There seems to be developing in a number of countries a climate movement that is broader and is beginning to have deeper roots in the working class and wider social movements, most especially the anti-austerity movement. For example, the 250,000 strong People’s Assembly demonstration in June saw climate activists demonstrate alongside the anti-austerity movement. The climate issue is increasingly a central part of the wider struggle. As this article is being written plans are being made to ensure that there is a day of climate action as part of the actions outside the Tory party conference in October. The issue of climate change is no longer the domain of committed environmentalists. It is now a thread that runs through the anti-austerity movement.
In the UK the coalition working together to build the London demonstration of 29 November eventually agreed, after much debate, to march under the banner of the “People’s March for Climate, Justice and Jobs”, ensuring that a radical narrative is at the heart of the demonstration. This compares with the title of the 2009 “London Stop Climate Chaos—The Wave” which had little political content to it. These are very important developments.

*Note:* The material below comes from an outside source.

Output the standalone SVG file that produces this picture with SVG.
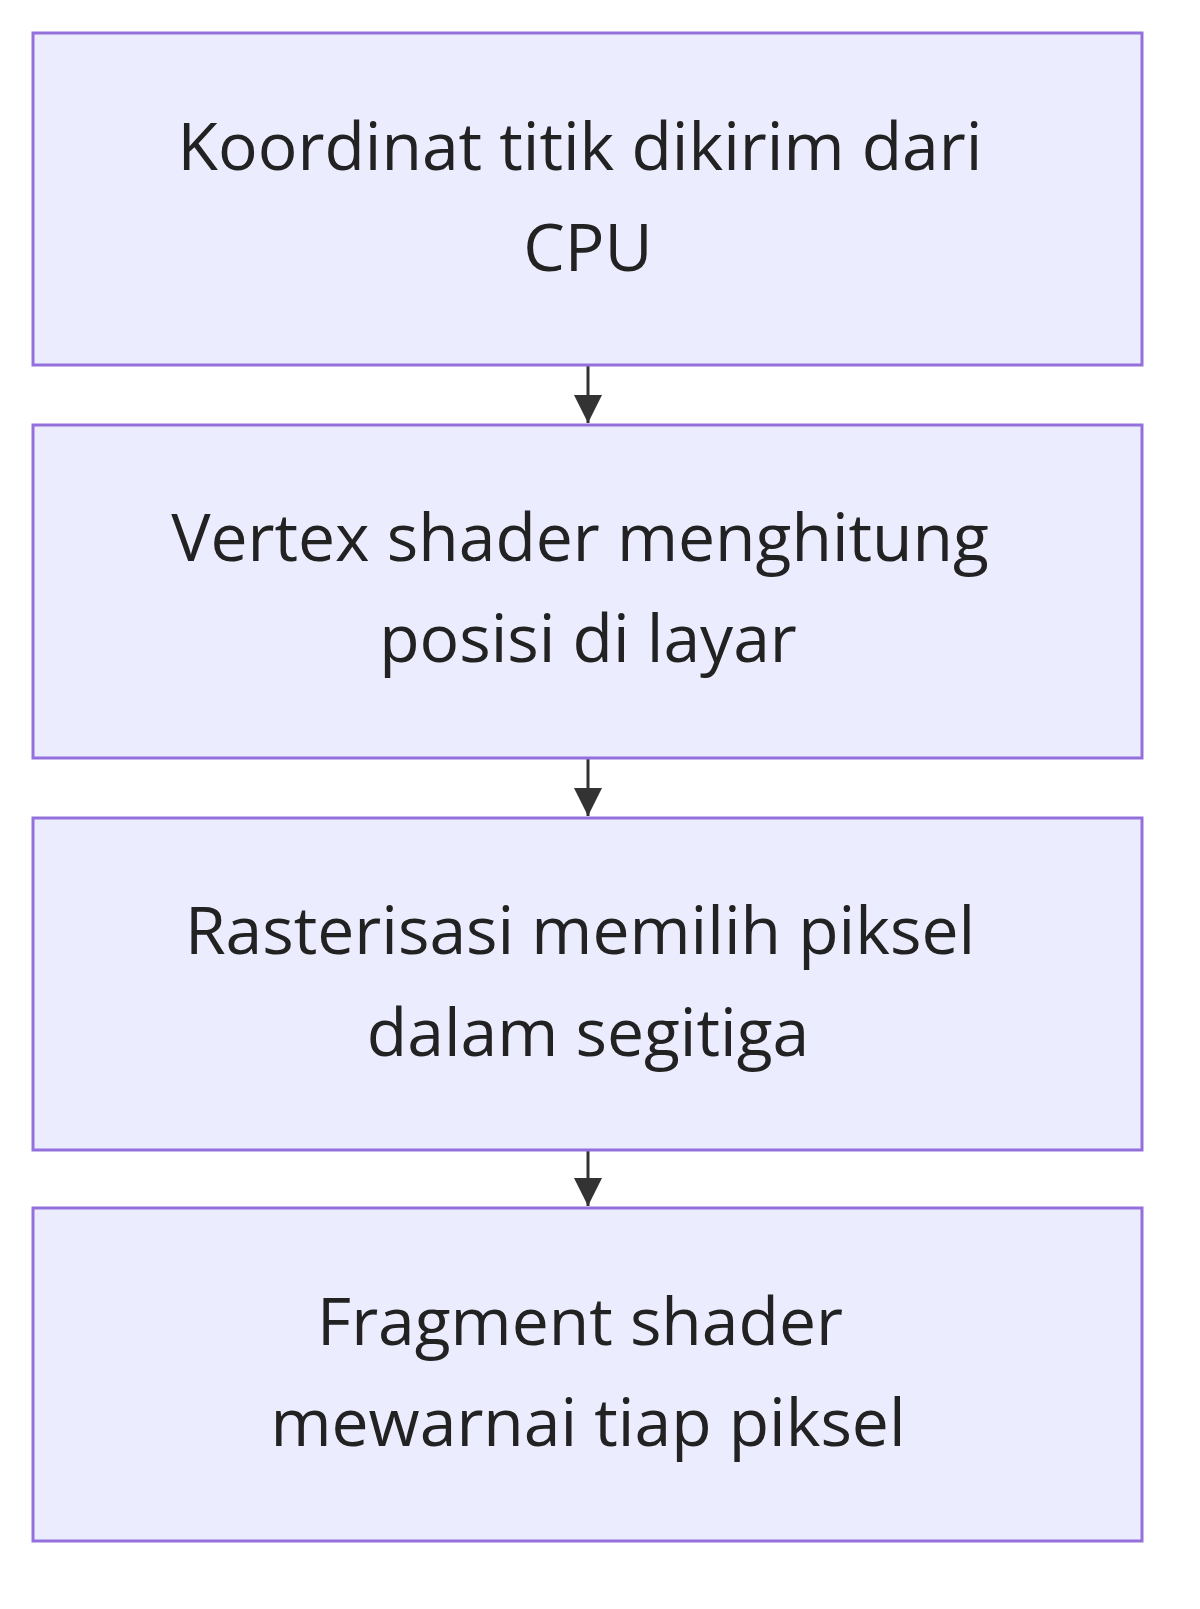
<svg xmlns="http://www.w3.org/2000/svg" width="1200" height="1609" viewBox="0 0 1200 1609">
<style>
.box{fill:#ECECFF;stroke:#9370DB;stroke-width:3}
.t{font-family:"Open Sans","DejaVu Sans",sans-serif;font-size:66px;fill:#222;text-anchor:middle}
.e{stroke:#333;stroke-width:3;fill:none}
</style>
<defs><marker id="ah" viewBox="0 0 10 10" refX="10" refY="5" markerWidth="28" markerHeight="28" markerUnits="userSpaceOnUse" orient="auto"><path d="M0,0L10,5L0,10z" fill="#333"/></marker></defs>
<rect width="1200" height="1609" fill="#fff"/>
<g id="edges">
<path class="e" d="M588,366V423" marker-end="url(#ah)"/>
<path class="e" d="M588,759V816" marker-end="url(#ah)"/>
<path class="e" d="M588,1151V1206" marker-end="url(#ah)"/>
</g>
<g id="n1"><rect class="box" x="33" y="33" width="1109" height="332"/><text class="t" x="580" y="170">Koordinat titik dikirim dari</text><text class="t" x="588" y="271">CPU</text></g>
<g id="n2"><rect class="box" x="33" y="425" width="1109" height="333"/><text class="t" x="580" y="561">Vertex shader menghitung</text><text class="t" x="588" y="662">posisi di layar</text></g>
<g id="n3"><rect class="box" x="33" y="818" width="1109" height="332"/><text class="t" x="580" y="954">Rasterisasi memilih piksel</text><text class="t" x="588" y="1056">dalam segitiga</text></g>
<g id="n4"><rect class="box" x="33" y="1208" width="1109" height="333"/><text class="t" x="580" y="1345">Fragment shader</text><text class="t" x="588" y="1446">mewarnai tiap piksel</text></g>
</svg>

There is a lot at stake as well as an important opportunity coming out of Paris to build a vibrant and radical climate movement that can play a central part in challenging the system at the root of our climate crisis: a mass, grassroots movement which is rooted in support among ordinary people; one which recognises that mass action has the power to win; a movement that is ready to make common cause with other struggles against the system and one that has system change not climate change at the centre of its understanding. The left has a vital part to play in this movement. It’s time for us all to play our part.